Published in 2016 by The University of Chicago Press. Illustrated with black & white photographs.
In mid-1990s South Africa, apartheid ended, Nelson Mandela was elected president, and the country's urban black youth developed Kwaito, a form of electronic music (redolent of North American house) that came to represent the post-struggle generation. In this book, Gavin Steingo examines Kwaito as it has developed alongside the democratisation of South Africa over the past two decades. Tracking the fall of South African hope into the disenchantment that often characterises the outlook of its youth today-who face high unemployment, extreme inequality, and widespread crime-Steingo looks to Kwaito as a powerful tool that paradoxically engages South Africa's crucial social and political problems by, in fact, seeming to ignore them.

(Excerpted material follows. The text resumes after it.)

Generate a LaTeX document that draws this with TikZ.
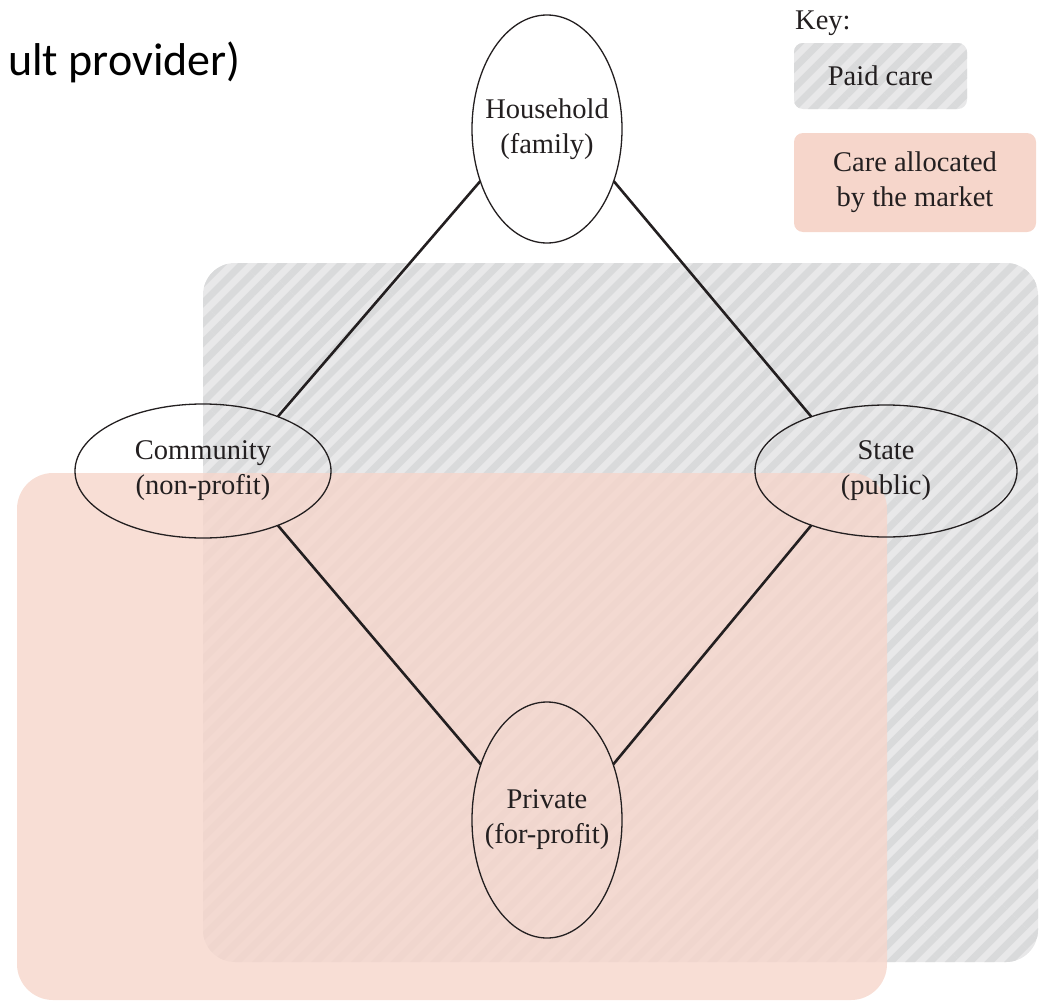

Politicians and cultural critics have long criticised Kwaito for failing to provide any meaningful contribution to a society that desperately needs direction. As Steingo shows, however, these criticisms are built on problematic assumptions about the political function of music. Interacting with Kwaito artists and fans, he shows that youth aren't escaping their social condition through Kwaito but rather using it to expand their sensory realities and generate new possibilities. Resisting the truism that "music is always political," Steingo elucidates a music that thrives on its radically ambiguous relationship with politics, power, and the state. Includes numerous photographs and an extensive index.
A very nice clean copy with no signs of wear at all.